Liverpool great Kenny Dalglish thought he was being sacked for a second time when he was called into manager Jurgen Klopp's office for a conference call with owner John Henry - only to discover he was being immortalised at Anfield.
The 66-year-old Scot will attend a ceremony on Friday where the former Centenary Stand will be renamed the Kenny Dalglish Stand in his honour.
Family, former team-mates and also rivals - including Manchester United's Alex Ferguson and Bobby Charlton - will be present to see the man still regarded as the best player in the club's history recognised.
It will be a slightly different feeling for Dalglish, a non-executive director with an ambassadorial role, than the day late last season when he was called to the club's Melwood training ground.
"John started speaking and I thought, 'Jesus what have I done now?'
"Mike Gordon (Fennway Sports Group president - and the man who sacked Brendan Rodgers) was over and he asked to see me at Melwood," said Dalglish, who was sacked in his second spell as manager in 2012 after leading Liverpool to victory in the League Cup, an FA Cup final and eighth place in the Premier League.
"I went up to Jurgen's office and there was a laptop there and John (FSG's principal owner) and Linda (his wife) were on it and there was another one with Tom Werner (Liverpool chairman) on it.
"John started speaking and I thought, 'Jesus what have I done now?' I thought I was getting the sack again.
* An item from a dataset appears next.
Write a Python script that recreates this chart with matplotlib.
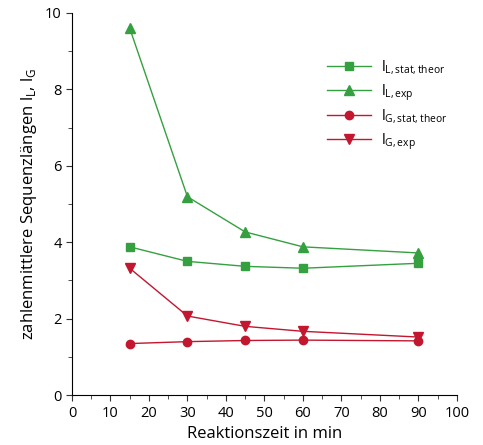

"I thought I was in trouble and then he said they wanted to name the stand after myself, as well as for the football it was for the work done with the community with Marina (Dalglish's wife) and the charity and everything."
The unveiling will come less than 24 hours before the arrival of arch-rivals Manchester United for the resumption of the Premier League and Ferguson and Charlton are both on Dalglish's guest list for the event.
Despite the public perception being of a frosty relationship between the two Scots when they were in charge of England's two most successful clubs in the 1980s and 1990s the former Reds boss insists the pair are friends and always have been - despite Ferguson succeeding in his quest to "knock Liverpool off their perch".
"If he wanted to get to the top he had to target Liverpool, and Everton, because when he came down here in the 80s Liverpool and Everton were winning at least one thing every year," added Dalglish.
"I don't even remember him saying that comment. It wouldn't have registered with me.
"How can you criticise someone who is totally supportive of his club? He made a massive contribution to Manchester United.
"Away from working there has never been a problem with him. After the end of the game there was never any animosity or dissent from either of us, there would always be a drink.
"His actions speak louder than a 1,000 words, him and Sir Bobby coming over. They did exactly the same after Hillsborough. They were over here early doors.
"There is rivalry on and off the pitch but when it comes to something like that there is not even a doubt about it - they will be over here supporting us and hopefully we would do the same for them."